*REQUEST:*
Reproduce the lines below exactly, from the one containing "Write a Python" through the one containing "import pandas as pd", both included. Leave out any pictures.

** BEGIN **

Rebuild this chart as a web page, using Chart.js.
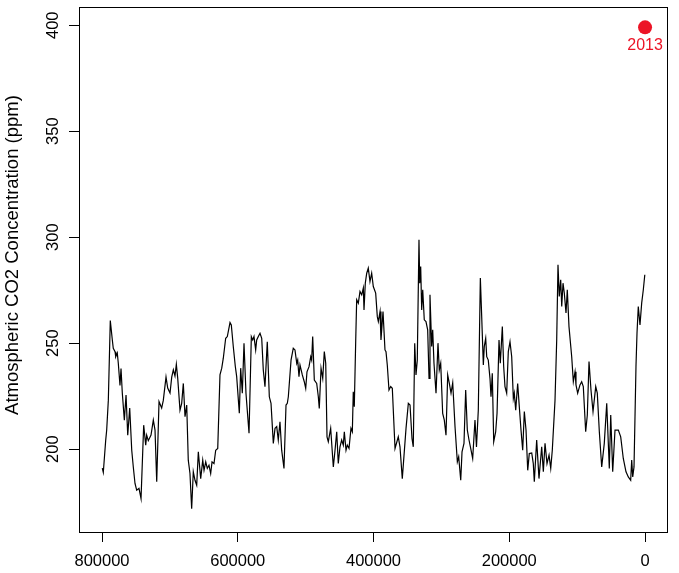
<!DOCTYPE html>
<html>
<head>
<meta charset="utf-8">
<script src="https://cdn.jsdelivr.net/npm/chart.js@4.4.0/dist/chart.umd.min.js"></script>
<style>
  html, body { margin: 0; padding: 0; background: #fff; }
</style>
</head>
<body>
<canvas id="co2-chart" width="679" height="573"></canvas>
<script>
// ice core record: years before present and CO2 (ppm)
var ages = [
  799600, 798100, 794600, 793100, 790700, 787800, 784800, 783400, 780800, 779800,
  777500, 776000, 773500, 772000, 770100, 767100, 764600, 762100, 759200, 756200,
  753900, 751400, 748900, 745500, 742500, 738600, 735600, 734200, 731800, 727800,
  724400, 721900, 719400, 716000, 712100, 709700, 705700, 703200, 699800, 697300,
  694900, 692500, 690500, 688500, 685100, 682600, 680200, 677700, 675200, 672900,
  670400, 667900, 665500, 663000, 660500, 658100, 654600, 651600, 649700, 647200,
  644900, 642400, 639900, 637900, 635000, 632500, 629500, 626200, 623600, 621300,
  617800, 615400, 611400, 609500, 606600, 603600, 601600, 597700, 595700, 593300,
  590800, 587900, 583400, 580000, 578000, 576100, 573600, 572100, 569700, 567200,
  564700, 562400, 559900, 556500, 553500, 551000, 547600, 545100, 542600, 540300,
  537800, 535300, 531900, 528900, 527000, 525500, 521500, 518200, 515700, 513100,
  511700, 509800, 508300, 504900, 502000, 499900, 498000, 495000, 492500, 491100,
  489600, 487200, 483700, 481300, 479900, 477300, 474800, 472500, 470400, 468500,
  466600, 463100, 459200, 456700, 454200, 451900, 449400, 446900, 444500, 443000,
  440500, 438600, 436100, 433200, 431200, 429800, 428300, 426200, 424800, 422400,
  419900, 417400, 415000, 414000, 412100, 410000, 407700, 405200, 402700, 400300,
  396800, 394400, 392900, 390400, 389000, 388000, 386000, 383100, 381600, 379700,
  377200, 374700, 372300, 368300, 363500, 361000, 357600, 352100, 348700, 346200,
  343300, 341400, 339300, 337400, 335500, 333000, 331900, 330500, 329000, 327500,
  325200, 322700, 320200, 318200, 316800, 314300, 312800, 310900, 307900, 305000,
  303100, 301000, 298100, 295700, 293200, 290700, 288300, 285800, 283300, 279900,
  276500, 274500, 271500, 269600, 266700, 264200, 261800, 259300, 256800, 253900,
  250500, 248300, 245600, 242600, 240600, 238200, 236800, 234700, 233200, 230900,
  228400, 226900, 225000, 222900, 220000, 218000, 215100, 213200, 210200, 208200,
  206300, 203800, 201400, 198900, 196400, 194000, 192600, 190500, 187600, 185200,
  182700, 180200, 177800, 175300, 172800, 170500, 166900, 164600, 163100, 159600,
  156200, 152200, 149800, 147300, 144400, 141400, 138900, 136600, 132600, 130100,
  128200, 126300, 124200, 122700, 120800, 118900, 116400, 114500, 112000, 108000,
  105600, 103100, 101700, 99200, 95800, 93300, 90900, 87400, 85000, 82500,
  79600, 76600, 72600, 70300, 67300, 63800, 60000, 56400, 52600, 50500,
  47600, 44200, 39300, 35800, 32000, 28000, 24600, 21100, 19600, 18100,
  16200, 13300, 11800, 9900, 7400, 4900, 2500, 300
];
var co2 = [
  191, 189, 204, 209, 223, 260.7, 251.5, 247.6, 246, 243.6,
  245.4, 240.5, 230, 238, 226.5, 213.7, 225.5, 206.6, 219.4, 199.5,
  191.6, 183.8, 180.6, 181.5, 176.7, 211.3, 201.9, 206.6, 204, 206.6,
  213.7, 209, 184.6, 222.4, 219.4, 223, 234, 228.8, 226.5, 234,
  237.4, 234.5, 240, 233.6, 218.4, 221.6, 231, 215.3, 220.8, 194.8,
  188.5, 171.9, 189.3, 185.3, 183, 198.7, 186.1, 194.8, 190, 194,
  190.9, 192.4, 188.5, 194, 193.2, 199.5, 200.3, 235, 238.2, 242.9,
  252.3, 253.1, 259.7, 258.6, 248.4, 239, 234.2, 216.9, 238.2, 226.4,
  250, 226.4, 207.5, 253.1, 251.5, 253.1, 246.8, 251.5, 253.1, 254.7,
  252.3, 237.4, 229.5, 250.7, 224.7, 221.6, 202.7, 209.8, 210.6, 204.3,
  212.9, 199.5, 190.9, 220.8, 221.6, 224.7, 242, 247.6, 246.8, 240.5,
  242, 234.2, 239.7, 235, 231.8, 228.7, 236.5, 238.9, 243.6, 242,
  253.1, 232.6, 231, 224.7, 219.2, 238.2, 233.4, 246, 240.5, 205.8,
  203.5, 209.8, 191.6, 199.5, 208.2, 193.2, 201.1, 204.3, 201.9, 208.2,
  199.5, 201.9, 200.3, 209.8, 208.2, 227.1, 220, 251.5, 270.5, 268.9,
  274.4, 272.8, 276, 265.7, 278.3, 283, 285.4, 279.1, 283, 276.7,
  273.6, 262.5, 260.2, 264.9, 251.5, 256, 264.9, 246.8, 246, 239.7,
  227.9, 229.5, 228.7, 200.3, 205.8, 201.1, 186.1, 209.8, 221.6, 220.8,
  205, 201.1, 250, 235, 242, 298.8, 278.3, 286.2, 265.7, 275.2,
  261, 260.2, 256.3, 233.4, 272.8, 248.4, 256.3, 240.5, 226.4, 250,
  237.4, 240.5, 216.9, 213.7, 206.6, 235, 231, 226.4, 231.3, 210.6,
  194, 196.4, 185.3, 198.7, 202.7, 227.9, 209, 204.3, 200.3, 195.6,
  213.7, 201, 218.5, 280.7, 262.5, 239.7, 248.4, 252.3, 243.6, 242,
  233.4, 224.7, 235.8, 203.5, 208.2, 216.9, 251.5, 240.5, 257.8, 238.9,
  229.5, 226.4, 246, 250.7, 243.6, 223.9, 226.4, 218.4, 231, 220,
  209, 199.5, 217.7, 209, 190, 197.9, 198.2, 193.2, 184.6, 204.3,
  186.1, 201.1, 189.3, 202.7, 193.2, 197.2, 190.9, 199.5, 223, 251.5,
  287, 272, 279.9, 267.3, 278.3, 273.6, 264.2, 275.2, 257.8, 243.6,
  231.8, 236.5, 230.3, 226.4, 230.3, 231.8, 229.5, 208.2, 216.1, 241.3,
  227.9, 217.7, 229.5, 226.4, 208.2, 191.6, 202.7, 221.6, 190.9, 216.1,
  189.3, 209, 209, 205.8, 195.6, 189.3, 186.9, 185.3, 194.8, 186.9,
  191.6, 239, 254.7, 267.3, 258.6, 268.9, 275.2, 282.3
];

// modern measurement
var nowAges = [-63];
var nowCo2 = [399];
var nowLabels = ['2013'];

var xTicks = [800000, 600000, 400000, 200000, 0];
var yTicks = [200, 250, 300, 350, 400];
var yTitle = 'Atmospheric CO2 Concentration (ppm)';

var fontFamily = "'Liberation Sans', Arial, Helvetica, sans-serif";
var red = 'rgb(236, 20, 38)';

var iceCore = ages.map(function(a, i) { return { x: a, y: co2[i] }; });
var modern = nowAges.map(function(a, i) { return { x: a, y: nowCo2[i] }; });

// box round the plot, the "2013" note and the y title
var extras = {
  id: 'extras',
  afterDraw: function(chart) {
    var ctx = chart.ctx;
    var a = chart.chartArea;
    ctx.save();
    ctx.strokeStyle = '#000';
    ctx.lineWidth = 1;
    ctx.strokeRect(Math.round(a.left) + 0.5, Math.round(a.top) + 0.5,
      Math.round(a.right - a.left), Math.round(a.bottom - a.top));

    var meta = chart.getDatasetMeta(1);
    ctx.fillStyle = red;
    ctx.font = '16px ' + fontFamily;
    ctx.textAlign = 'center';
    ctx.textBaseline = 'middle';
    meta.data.forEach(function(pt, i) {
      ctx.fillText(nowLabels[i], pt.x, pt.y + 18);
    });

    ctx.fillStyle = '#000';
    ctx.font = '18.5px ' + fontFamily;
    ctx.translate(12.5, 255);
    ctx.rotate(-Math.PI / 2);
    ctx.fillText(yTitle, 0, 0);
    ctx.restore();
  }
};

function noPad(scale) {
  scale.paddingTop = 0;
  scale.paddingBottom = 0;
  scale.paddingLeft = 0;
  scale.paddingRight = 0;
}

var ctx = document.getElementById('co2-chart').getContext('2d');
var co2Chart = new Chart(ctx, {
  type: 'scatter',
  data: {
    datasets: [{
      data: iceCore,
      showLine: true,
      borderColor: '#000',
      borderWidth: 1.2,
      pointRadius: 0,
      tension: 0
    }, {
      data: modern,
      showLine: false,
      pointRadius: 7,
      pointBackgroundColor: red,
      pointBorderWidth: 0,
      clip: false
    }]
  },
  options: {
    responsive: false,
    animation: false,
    layout: { padding: { top: 6, right: 12, left: 0, bottom: 0 } },
    plugins: {
      legend: { display: false },
      tooltip: { enabled: false }
    },
    scales: {
      x: {
        type: 'linear',
        reverse: true,
        min: -32400,
        max: 833900,
        afterBuildTicks: function(scale) {
          scale.ticks = xTicks.map(function(v) { return { value: v }; });
        },
        afterFit: function(scale) { scale.height = 41; noPad(scale); },
        grid: { drawOnChartArea: false, tickLength: 10, color: '#000' },
        border: { display: true, color: '#000' },
        ticks: {
          color: '#000',
          font: { family: fontFamily, size: 16.5 },
          padding: 10,
          maxRotation: 0,
          autoSkip: false,
          callback: function(v) { return String(v); }
        }
      },
      y: {
        min: 160.9,
        max: 408.6,
        afterBuildTicks: function(scale) {
          scale.ticks = yTicks.map(function(v) { return { value: v }; });
        },
        afterFit: function(scale) { scale.width = 79; noPad(scale); },
        grid: { drawOnChartArea: false, tickLength: 10, color: '#000' },
        border: { display: true, color: '#000' },
        ticks: {
          color: '#000',
          font: { family: fontFamily, size: 16.5 },
          padding: 2,
          minRotation: 90,
          maxRotation: 90,
          crossAlign: 'center',
          autoSkip: false,
          callback: function(v) { return String(v); }
        }
      }
    }
  },
  plugins: [extras]
});
</script>
</body>
</html>
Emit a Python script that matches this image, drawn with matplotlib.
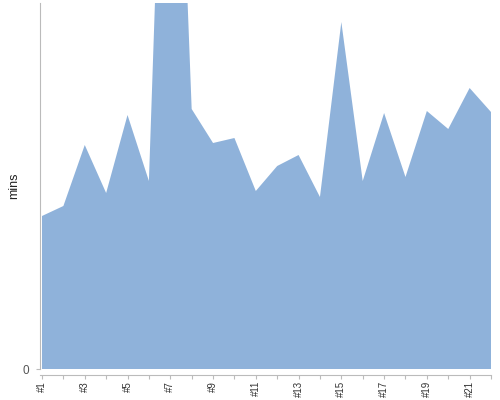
import numpy as np
import matplotlib
matplotlib.use("Agg")
import matplotlib.pyplot as plt

# datos
categorias = ["#%d" % i for i in range(1, 23)]
minutos = [15.3, 16.3, 22.4, 17.6, 25.4, 18.8, 81.9, 26.0, 22.6, 23.1, 17.8,
           20.3, 21.4, 17.2, 34.7, 18.8, 25.6, 19.2, 25.8, 24.0, 28.1, 25.7]
etiquetas = [c if i % 2 == 0 else "" for i, c in enumerate(categorias)]

plt.rcParams['font.family'] = ['Liberation Sans', 'DejaVu Sans']

x = np.arange(1, len(minutos) + 1)

fig = plt.figure(figsize=(5, 4), dpi=100)
ax = fig.add_axes([0.08, 0.0775, 0.902, 0.915])

ax.fill_between(x, 0, minutos, color="#8fb2da", linewidth=0)

ax.set_xlim(1 - 2 / 21.38, 22)
ax.set_ylim(0, 36.6)

ax.set_xticks(x)
ax.set_xticklabels(etiquetas)
ax.set_yticks([0])
ax.set_yticklabels(["0"])
ax.set_ylabel("mins", fontsize=9, color="#222222")
ax.yaxis.set_label_coords(-0.045, 0.5)

for s in ["top", "right"]:
    ax.spines[s].set_visible(False)
ax.spines["left"].set_color("#bbbbbb")
ax.spines["bottom"].set_color("#bbbbbb")
ax.spines["bottom"].set_position(("outward", 4))
ax.tick_params(axis="x", length=3, color="#bbbbbb", pad=1.5, labelrotation=90,
               labelsize=7, labelcolor="#333333")
ax.tick_params(axis="y", length=3, color="#bbbbbb", pad=5,
               labelsize=8.5, labelcolor="#555555")

fig.savefig("out.png", dpi=100)
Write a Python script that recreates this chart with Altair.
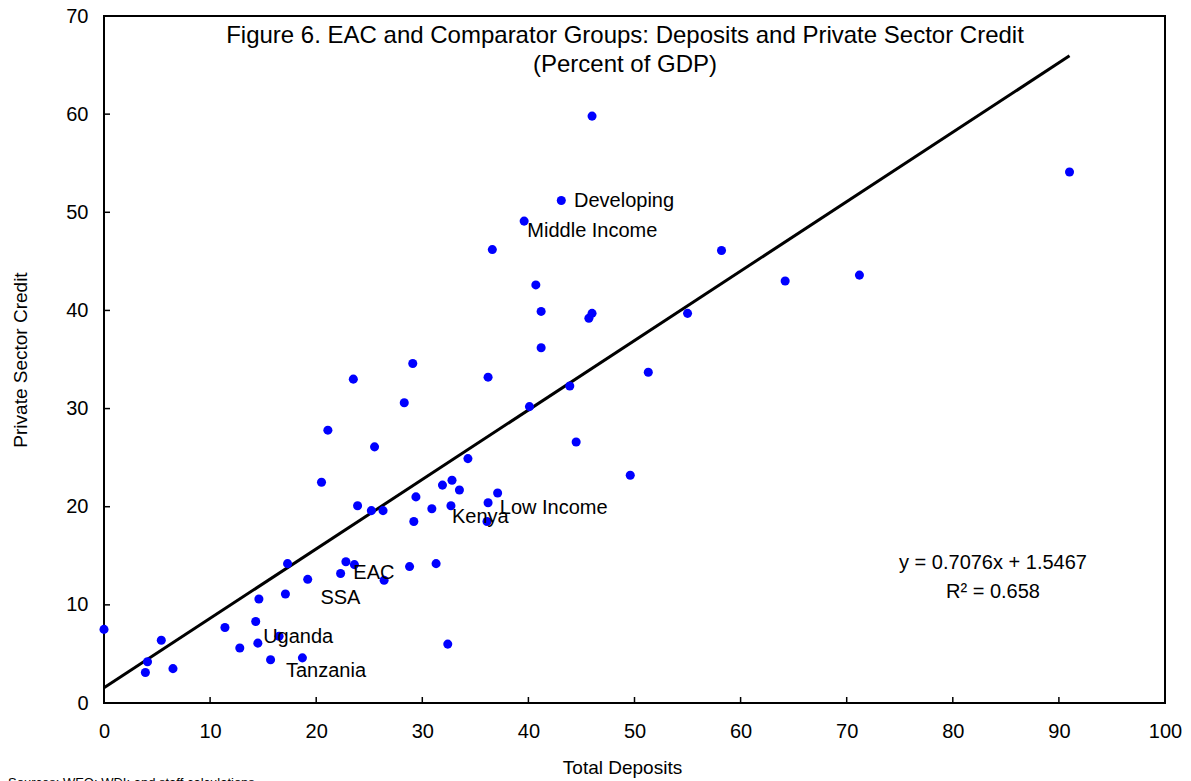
import altair as alt
import pandas as pd

# ---- data ----
deposits = [0.0, 4.1, 3.9, 5.4, 6.5, 11.4, 14.3, 12.8, 14.5, 15.7, 16.5, 18.7, 14.6, 17.1, 19.2,
            17.3, 22.3, 22.8, 23.6, 26.4, 28.8, 31.3, 32.4, 20.5, 21.1, 23.5, 23.9, 25.2, 26.3,
            25.5, 28.3, 29.1, 29.4, 29.2, 30.9, 31.9, 32.8, 33.5, 32.7, 34.3, 36.2, 36.2, 36.1,
            37.1, 36.6, 39.6, 43.1, 40.7, 41.2, 41.2, 40.1, 43.9, 44.5, 46.0, 45.7, 46.0, 49.6,
            51.3, 55.0, 58.2, 64.2, 71.2, 91.0]
credit = [7.5, 4.2, 3.1, 6.4, 3.5, 7.7, 8.3, 5.6, 6.1, 4.4, 6.8, 4.6, 10.6, 11.1, 12.6,
          14.2, 13.2, 14.4, 14.1, 12.5, 13.9, 14.2, 6.0, 22.5, 27.8, 33.0, 20.1, 19.6, 19.6,
          26.1, 30.6, 34.6, 21.0, 18.5, 19.8, 22.2, 22.7, 21.7, 20.1, 24.9, 33.2, 20.4, 18.5,
          21.4, 46.2, 49.1, 51.2, 42.6, 39.9, 36.2, 30.2, 32.3, 26.6, 39.7, 39.2, 59.8, 23.2,
          33.7, 39.7, 46.1, 43.0, 43.6, 54.1]

label_text = ["Developing", "Middle Income", "Low Income", "Kenya", "EAC", "SSA", "Uganda", "Tanzania"]
label_x = [44.3, 39.9, 37.3, 32.8, 23.5, 20.4, 15.0, 17.15]
label_y = [51.15, 48.1, 19.9, 18.95, 13.25, 10.7, 6.73, 3.26]

fit_slope = 0.7076
fit_intercept = 1.5467
fit_text = ["y = 0.7076x + 1.5467", "R\u00b2 = 0.658"]

x_ticks = list(range(0, 101, 10))
y_ticks = list(range(0, 71, 10))
inner_x_ticks = x_ticks[1:-1]
inner_y_ticks = y_ticks[1:-1]

title_lines = ["Figure 6. EAC and Comparator Groups: Deposits and Private Sector Credit",
               "(Percent of GDP)"]
source_text = "Sources: WEO; WDI; and staff calculations."

W, H = 1061, 687
FONT = "Liberation Sans"

xs = alt.Scale(domain=[0, 100], nice=False, zero=False)
ys = alt.Scale(domain=[0, 70], nice=False, zero=False)
x_axis = alt.Axis(values=x_ticks, title="Total Deposits", titleX=518, format="d", labelFlush=False)
y_axis = alt.Axis(values=y_ticks, title="Private Sector Credit", format="d", labelFlush=False)

pts = pd.DataFrame({"dep": deposits, "cred": credit})
fit_df = pd.DataFrame({"dep": [min(deposits), max(deposits)]})
fit_df["cred"] = fit_slope * fit_df["dep"] + fit_intercept
lab_df = pd.DataFrame({"dep": label_x, "cred": label_y, "label": label_text})
xt_df = pd.DataFrame({"dep": inner_x_ticks})
yt_df = pd.DataFrame({"cred": inner_y_ticks})
one = pd.DataFrame({"k": [0]})

X = alt.X("dep:Q", scale=xs, axis=x_axis)
Y = alt.Y("cred:Q", scale=ys, axis=y_axis)

points = alt.Chart(pts).mark_circle(size=82, color="#0000FF", opacity=1).encode(x=X, y=Y)
line = alt.Chart(fit_df).mark_line(color="black", strokeWidth=3).encode(x=X, y=Y)
labels = alt.Chart(lab_df).mark_text(
    align="left", baseline="middle", font=FONT, fontSize=20, color="black"
).encode(x=X, y=Y, text="label:N")

xticks = alt.Chart(xt_df).mark_rule(color="black", strokeWidth=1.5).encode(
    x=X, y=alt.value(H), y2=alt.value(H - 6))
yticks = alt.Chart(yt_df).mark_rule(color="black", strokeWidth=1.5).encode(
    y=Y, x=alt.value(0), x2=alt.value(6))

title = alt.Chart(one).mark_text(
    text=title_lines, align="center", baseline="middle", font=FONT, fontSize=24,
    color="black", lineHeight=29
).encode(x=alt.value(521), y=alt.value(20))

eq = alt.Chart(one).mark_text(
    text=fit_text, align="center", baseline="middle", font=FONT, fontSize=20,
    color="black", lineHeight=29
).encode(x=alt.value(889), y=alt.value(547))

source = alt.Chart(one).mark_text(
    text=source_text, align="left", baseline="top", font=FONT, fontSize=13, color="black"
).encode(x=alt.value(-96), y=alt.value(761))

chart = alt.layer(line, points, xticks, yticks, labels, title, eq, source).properties(
    width=W, height=H,
    autosize=alt.AutoSizeParams(type="none"),
    padding={"left": 96, "top": 8, "right": 18, "bottom": 80},
).configure_view(
    stroke="black", strokeWidth=2
).configure_axis(
    domain=False, ticks=False, tickSize=0, grid=False,
    labelFont=FONT, labelFontSize=20, labelColor="black",
    titleFont=FONT, titleFontSize=19, titleFontWeight="normal", titleColor="black",
).configure_axisX(
    labelPadding=18, titlePadding=17
).configure_axisY(
    labelPadding=16, titlePadding=35
)

chart.save("out.html", embed_options={"renderer": "svg", "actions": False})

** END **

*FINISHED TASK:*
Write a Python script that recreates this chart with Altair.
import altair as alt
import pandas as pd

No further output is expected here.